L’incontro, cui ha preso parte anche il sindaco Antonio Bonanno, moderato da Rosario Di Grazia, dottore di ricerca in Giurisprudenza presso l’Università di Catania, ha ospitato tre voci autorevoli per delineare, da prospettive differenti e complementari, la complessa figura di Uccellatore.

Il dott. Vincenzo Salamone, presidente del Tribunale Amministrativo Regionale della Campania, ha offerto una ricostruzione rigorosa dell’attività di Uccellatore nell’ambito dell’amministrazione pubblica. Particolarmente apprezzato il passaggio dedicato alla presidenza del Consiglio di Stato negli anni 1976-1979 e al contributo decisivo fornito nelle Commissioni ministeriali per la riforma dell’amministrazione. Un esempio di rigore normativo coniugato a un profondo senso del servizio alla cosa pubblica.

Una lettura giuridico-istituzionale l’ha data il prof. Agatino Cariola, ordinario di diritto costituzionale e pubblico nell’Università di Catania. Sottolineato, in tal senso, il ruolo che Uccellatore svolse nella redazione dei primi decreti attuativi dello Statuto Autonomo della Regione Siciliana. Un’opera che rivela non solo la sua finezza tecnica, ma anche una visione capace di tenere insieme il livello territoriale e quello nazionale, in un’ottica di ordinamento costituzionale integrato.

È seguita poi la testimonianza più personale e toccante: quella della professoressa Maria Giovanna Uccellatore, già dirigente del Ministero dell’Università e della Ricerca, che ha tracciato un ritratto inedito del padre, rivelandone il volto umano, affettuoso e riservato. Una narrazione che ha restituito un’immagine autentica di un uomo dedito tanto allo Stato quanto alla famiglia, capace di coniugare l’altissima responsabilità pubblica con un’etica personale fondata su semplicità, lealtà e coerenza morale.

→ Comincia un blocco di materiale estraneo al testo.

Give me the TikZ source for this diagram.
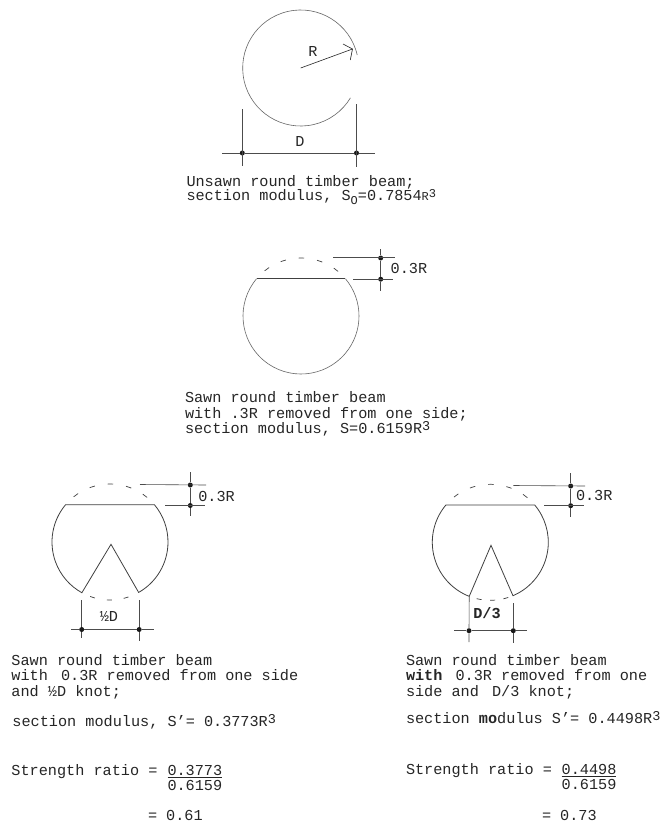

“Volti e memorie di Biancavilla”

A concludere i lavori è stato Antonio Mursia, assegnista di ricerca presso la Sapienza Università di Roma, che ha raccolto e rielaborato i contenuti emersi, offrendo una sintesi delle tre relazioni. Mursia ha ricordato come l’iniziativa sia stata la prima della rassegna “Volti e memorie di Biancavilla”. Un progetto culturale che si propone di riscoprire e valorizzare le figure che hanno dato lustro alla comunità biancavillese nei più diversi ambiti della vita pubblica.

«Un incontro – sottolineano i promotori – che, ben oltre l’occasione commemorativa, si è rivelato una vera e propria lezione di civiltà istituzionale, di cultura giuridica e di memoria collettiva. E che segna solo l’inizio di un percorso destinato a lasciare un’impronta profonda nella coscienza cittadina».